Alle Regeln leben von den Ausnahmen. Ein kontrollierter Dispens lässt die Strenge der sonst üblichen Enthaltsamkeit besser ertragen. Eine Besonderheit bei den Turkannen ist es daher, dass sie aus ihren Traditionen heraus einmal im Jahr – Moslems hin oder her – zünftig feiern und der Alkohol dabei in Strömen fließt. Eine ähnliche Ventilfunktion hat auch die katholische Kirche für ihre Gläubigen parat. Bevor die vierzigtägige Fastenzeit beginnt, die an Christus Aufenthalt in der Wüste erinnern soll, gibt es Fasching. Die Kölner haben daraus gleich die fünfte Jahreszeit gestaltet und zelebrieren ihren Karneval in opulenter Weise.

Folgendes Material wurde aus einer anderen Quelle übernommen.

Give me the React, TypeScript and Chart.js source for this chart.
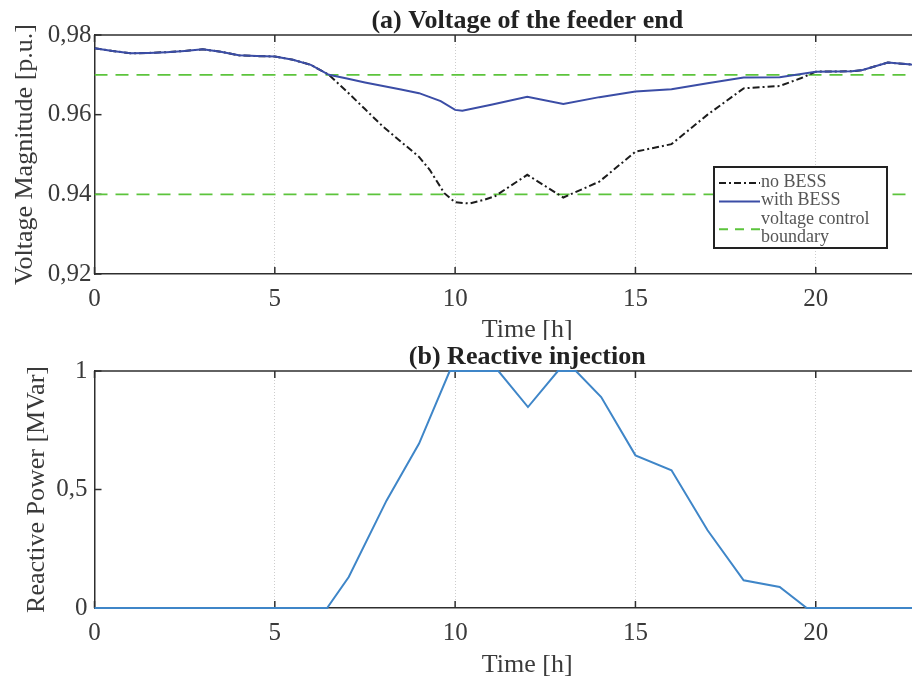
import React, { useEffect, useRef } from "react";
import { Chart, registerables } from "chart.js";

Chart.register(...registerables);

// ---------------- data ----------------
const timeTicks = [0, 5, 10, 15, 20];

const hoursWithBESS = [0, 0.5, 1, 1.5, 2, 2.5, 3, 3.5, 4, 4.5, 5, 5.5, 6, 6.5, 7, 7.5, 8, 8.5, 9, 9.6, 10, 10.2, 11, 12, 13, 14, 15, 16, 17, 18, 19, 20, 21, 21.3, 22, 22.65, 24];
const voltWithBESS = [0.9767, 0.976, 0.9754, 0.9755, 0.9757, 0.976, 0.9764, 0.9758, 0.9749, 0.9747, 0.9746, 0.9738, 0.9725, 0.97, 0.9691, 0.9681, 0.9672, 0.9663, 0.9654, 0.9634, 0.9612, 0.961, 0.9625, 0.9645, 0.9627, 0.9644, 0.9658, 0.9664, 0.9679, 0.9693, 0.9694, 0.9708, 0.9709, 0.9712, 0.9731, 0.9726, 0.9722];

const hoursNoBESS = [0, 0.5, 1, 1.5, 2, 2.5, 3, 3.5, 4, 4.5, 5, 5.5, 6, 6.5, 7, 7.5, 8, 8.5, 9, 9.3, 9.7, 10, 10.4, 10.8, 11.1, 12, 13, 14, 15, 16, 17, 18, 19, 19.6, 20, 21, 21.3, 22, 22.65, 24];
const voltNoBESS = [0.9767, 0.976, 0.9754, 0.9755, 0.9757, 0.976, 0.9764, 0.9758, 0.9749, 0.9747, 0.9746, 0.9738, 0.9725, 0.97, 0.9658, 0.9614, 0.957, 0.9532, 0.9494, 0.9461, 0.9403, 0.938, 0.9377, 0.9386, 0.9395, 0.9449, 0.9392, 0.9432, 0.9507, 0.9526, 0.96, 0.9666, 0.9672, 0.9692, 0.9708, 0.9709, 0.9712, 0.9731, 0.9726, 0.9722];

const boundaryHours = [0, 24];
const upperBoundary = [0.97, 0.97];
const lowerBoundary = [0.94, 0.94];

const hoursReactive = [0, 6.45, 7.05, 8.1, 9, 9.85, 11.2, 12.02, 12.85, 13.35, 14.05, 15, 16, 17, 18, 19, 19.75, 24];
const reactivePower = [0, 0, 0.131, 0.454, 0.694, 1, 1, 0.848, 1, 1, 0.89, 0.644, 0.581, 0.328, 0.117, 0.089, 0, 0];

const voltTickValues = [0.92, 0.94, 0.96, 0.98];
const voltTickLabels = ["0,92", "0.94", "0.96", "0,98"];
const reactiveTickValues = [0, 0.5, 1];
const reactiveTickLabels = ["0", "0,5", "1"];

// ---------------- styles ----------------
const FONT = "'Liberation Serif', 'Times New Roman', Times, serif";
const TEXT = "#3a3a3a";
const AXIS = "#2e2e2e";

const toPoints = (xs: number[], ys: number[]) => xs.map((x, i) => ({ x, y: ys[i] }));

const frameAndTicks = {
  id: "frameAndTicks",
  beforeDatasetsDraw(chart: any) {
    const { ctx, chartArea: a, scales } = chart;
    const len = 7;
    ctx.save();
    ctx.strokeStyle = AXIS;
    ctx.lineWidth = 1.5;
    ctx.setLineDash([]);
    const seg = (x1: number, y1: number, x2: number, y2: number) => {
      ctx.beginPath();
      ctx.moveTo(x1, y1);
      ctx.lineTo(x2, y2);
      ctx.stroke();
    };
    seg(a.left, a.top, a.right, a.top);
    scales.x.ticks.forEach((t: any) => {
      const px = scales.x.getPixelForValue(t.value);
      seg(px, a.bottom, px, a.bottom - len);
      seg(px, a.top, px, a.top + len);
    });
    scales.y.ticks.forEach((t: any) => {
      const py = scales.y.getPixelForValue(t.value);
      seg(a.left, py, a.left + len, py);
    });
    ctx.restore();
  },
};

const panelTitle = {
  id: "panelTitle",
  afterDraw(chart: any, _args: any, opts: any) {
    if (!opts || !opts.text) return;
    const { ctx, chartArea: a } = chart;
    ctx.save();
    ctx.font = `bold 26px ${FONT}`;
    ctx.fillStyle = "#222";
    ctx.textAlign = "center";
    ctx.textBaseline = "middle";
    ctx.fillText(opts.text, (a.left + a.right) / 2, opts.y);
    ctx.restore();
  },
};

const boxLegend = {
  id: "boxLegend",
  afterDatasetsDraw(chart: any, _args: any, opts: any) {
    if (!opts || !opts.show) return;
    const { ctx } = chart;
    const { left, top, width, height, lineHeight } = opts;
    ctx.save();
    ctx.fillStyle = "#fff";
    ctx.fillRect(left, top, width, height);
    ctx.strokeStyle = "#222";
    ctx.lineWidth = 2;
    ctx.setLineDash([]);
    ctx.strokeRect(left, top, width, height);
    let cy = top + 15;
    chart.data.datasets.forEach((ds: any) => {
      if (!ds.label || ds.legendSkip) return;
      const lines = String(ds.label).split("\n");
      const symY = cy + ((lines.length - 1) * lineHeight) / 2;
      ctx.strokeStyle = ds.borderColor;
      ctx.lineWidth = ds.borderWidth;
      ctx.setLineDash(ds.legendDash || ds.borderDash || []);
      ctx.beginPath();
      ctx.moveTo(left + 5, symY + 1);
      ctx.lineTo(left + 46, symY + 1);
      ctx.stroke();
      ctx.setLineDash([]);
      ctx.fillStyle = "#555";
      ctx.font = `18px ${FONT}`;
      ctx.textAlign = "left";
      ctx.textBaseline = "middle";
      lines.forEach((ln, i) => ctx.fillText(ln, left + 47, cy + i * lineHeight));
      cy += lines.length * lineHeight;
    });
    ctx.restore();
  },
};

function makeOptions(p: {
  yMin: number; yMax: number; yTicks: number[]; yLabels: string[]; yTitle: string;
  yTitlePad: number; yTickPad: number; padTop: number; xAxisHeight: number; xTitlePad: number;
  title: string; titleY: number; legend: any;
}) {
  return {
    responsive: false,
    animation: false as const,
    layout: { padding: { top: p.padTop, left: 0, right: 0, bottom: 0 } },
    plugins: {
      legend: { display: false },
      tooltip: { enabled: false },
      title: { display: false },
      panelTitle: { text: p.title, y: p.titleY },
      boxLegend: p.legend,
    },
    scales: {
      x: {
        type: "linear" as const,
        min: 0,
        max: 24,
        afterBuildTicks: (s: any) => { s.ticks = timeTicks.map((v) => ({ value: v })); },
        afterFit: (s: any) => { s.height = p.xAxisHeight; },
        grid: { display: true, color: "#cdcdcd", lineWidth: 1, drawTicks: false },
        border: { display: true, color: AXIS, width: 1.5, dash: [1, 2] },
        ticks: { color: TEXT, font: { family: FONT, size: 25 }, padding: 10, maxRotation: 0, autoSkip: false },
        title: { display: true, text: "Time [h]", color: TEXT, font: { family: FONT, size: 26, lineHeight: 1 }, padding: { top: 0, bottom: p.xTitlePad } },
      },
      y: {
        type: "linear" as const,
        min: p.yMin,
        max: p.yMax,
        afterBuildTicks: (s: any) => { s.ticks = p.yTicks.map((v) => ({ value: v })); },
        afterFit: (s: any) => { s.width = 94.5; },
        grid: { display: false, drawTicks: false },
        border: { display: true, color: AXIS, width: 1.5 },
        ticks: {
          color: TEXT,
          font: { family: FONT, size: 25 },
          padding: p.yTickPad,
          autoSkip: false,
          callback: (_v: any, i: number) => p.yLabels[i],
        },
        title: { display: true, text: p.yTitle, color: TEXT, font: { family: FONT, size: 26, lineHeight: 1 }, padding: { top: p.yTitlePad, bottom: 0 } },
      },
    },
  };
}

export default function App() {
  const topRef = useRef<HTMLCanvasElement | null>(null);
  const botRef = useRef<HTMLCanvasElement | null>(null);

  useEffect(() => {
    const top = new Chart(topRef.current as HTMLCanvasElement, {
      type: "line",
      data: {
        datasets: [
          {
            label: "no BESS",
            data: toPoints(hoursNoBESS, voltNoBESS),
            borderColor: "#1c1c1c",
            borderWidth: 2,
            borderDash: [7, 3, 2, 3],
            pointRadius: 0,
            tension: 0,
            order: 2,
          } as any,
          {
            label: "with BESS",
            data: toPoints(hoursWithBESS, voltWithBESS),
            borderColor: "#3b4da6",
            borderWidth: 2,
            pointRadius: 0,
            tension: 0,
            order: 1,
          },
          {
            label: "voltage control\nboundary",
            data: toPoints(boundaryHours, upperBoundary),
            borderColor: "#5cc43c",
            borderWidth: 1.8,
            borderDash: [13, 8],
            legendDash: [9, 7],
            pointRadius: 0,
            order: 3,
          },
          {
            label: "voltage control\nboundary",
            legendSkip: true,
            data: toPoints(boundaryHours, lowerBoundary),
            borderColor: "#5cc43c",
            borderWidth: 1.8,
            borderDash: [13, 8],
            pointRadius: 0,
            order: 3,
          },
        ],
      },
      options: makeOptions({
        yMin: 0.92, yMax: 0.98, yTicks: voltTickValues, yLabels: voltTickLabels,
        yTitle: "Voltage Magnitude [p.u.]", yTitlePad: 12, yTickPad: 3,
        padTop: 35, xAxisHeight: 66, xTitlePad: -3,
        title: "(a) Voltage of the feeder end", titleY: 21,
        legend: { show: true, left: 714, top: 167, width: 173, height: 81, lineHeight: 18.5 },
      }) as any,
      plugins: [frameAndTicks, panelTitle, boxLegend],
    });

    const bot = new Chart(botRef.current as HTMLCanvasElement, {
      type: "line",
      data: {
        datasets: [
          {
            label: "Reactive injection",
            data: toPoints(hoursReactive, reactivePower),
            borderColor: "#3f86c8",
            borderWidth: 2,
            pointRadius: 0,
            tension: 0,
            clip: 4,
          } as any,
        ],
      },
      options: makeOptions({
        yMin: 0, yMax: 1, yTicks: reactiveTickValues, yLabels: reactiveTickLabels,
        yTitle: "Reactive Power [MVar]", yTitlePad: 24, yTickPad: 7,
        padTop: 31, xAxisHeight: 71, xTitlePad: 1,
        title: "(b) Reactive injection", titleY: 17,
        legend: { show: false },
      }) as any,
      plugins: [frameAndTicks, panelTitle],
    });

    return () => {
      top.destroy();
      bot.destroy();
    };
  }, []);

  return (
    <div style={{ position: "absolute", left: 0, top: 0, width: 912, height: 679, overflow: "hidden", background: "#fff" }}>
      <canvas ref={topRef} width={960} height={340} style={{ position: "absolute", left: 0, top: 0, width: 960, height: 340 }} />
      <canvas ref={botRef} width={960} height={339} style={{ position: "absolute", left: 0, top: 340, width: 960, height: 339 }} />
    </div>
  );
}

Das allgemeine Besäufnis schafft für die Drachenkrieger die Voraussetzungen, dass ihnen, trotz Eskorte von vier Soldaten auf ihrem Triumph-Rundgang durch die Zelte, die Flucht gelingt. Etwas mulmig wird Aurelia, als sie Adalwin über ihre Begleiterin aufklärt. Plötzlich wird ihr bewusst, weswegen Monahora ihr zur Seite gestellt ist. Sie verdrängt rasch das Thema. Das Leben mit ihrem Prinzen ruft und ihre Bestimmung wird von der Liebe überlagert. Dass die zwei so einfach nicht davonlaufen können, wird mit den Schlusswendungen des zehnten Kapitels angedeutet. Da ist zum einen der Plan Adalwins, sich gen Süden zu wenden. Mehr als eine List, denn es ruft ihn, sich Gundehars Schwert aus den heiligen Bergen zu holen, obwohl auch er kein Auserwählter mehr sein will. Zum anderen dämmert dem Leser, dass der seltene Regen keineswegs zufällig vom Himmel fällt, um die Spuren zu verwischen. Trat Gaia zwar lange nicht in ihrer Verkörperung in Erscheinung, ihre beständige Fürsorge für das Paar ist nie erloschen.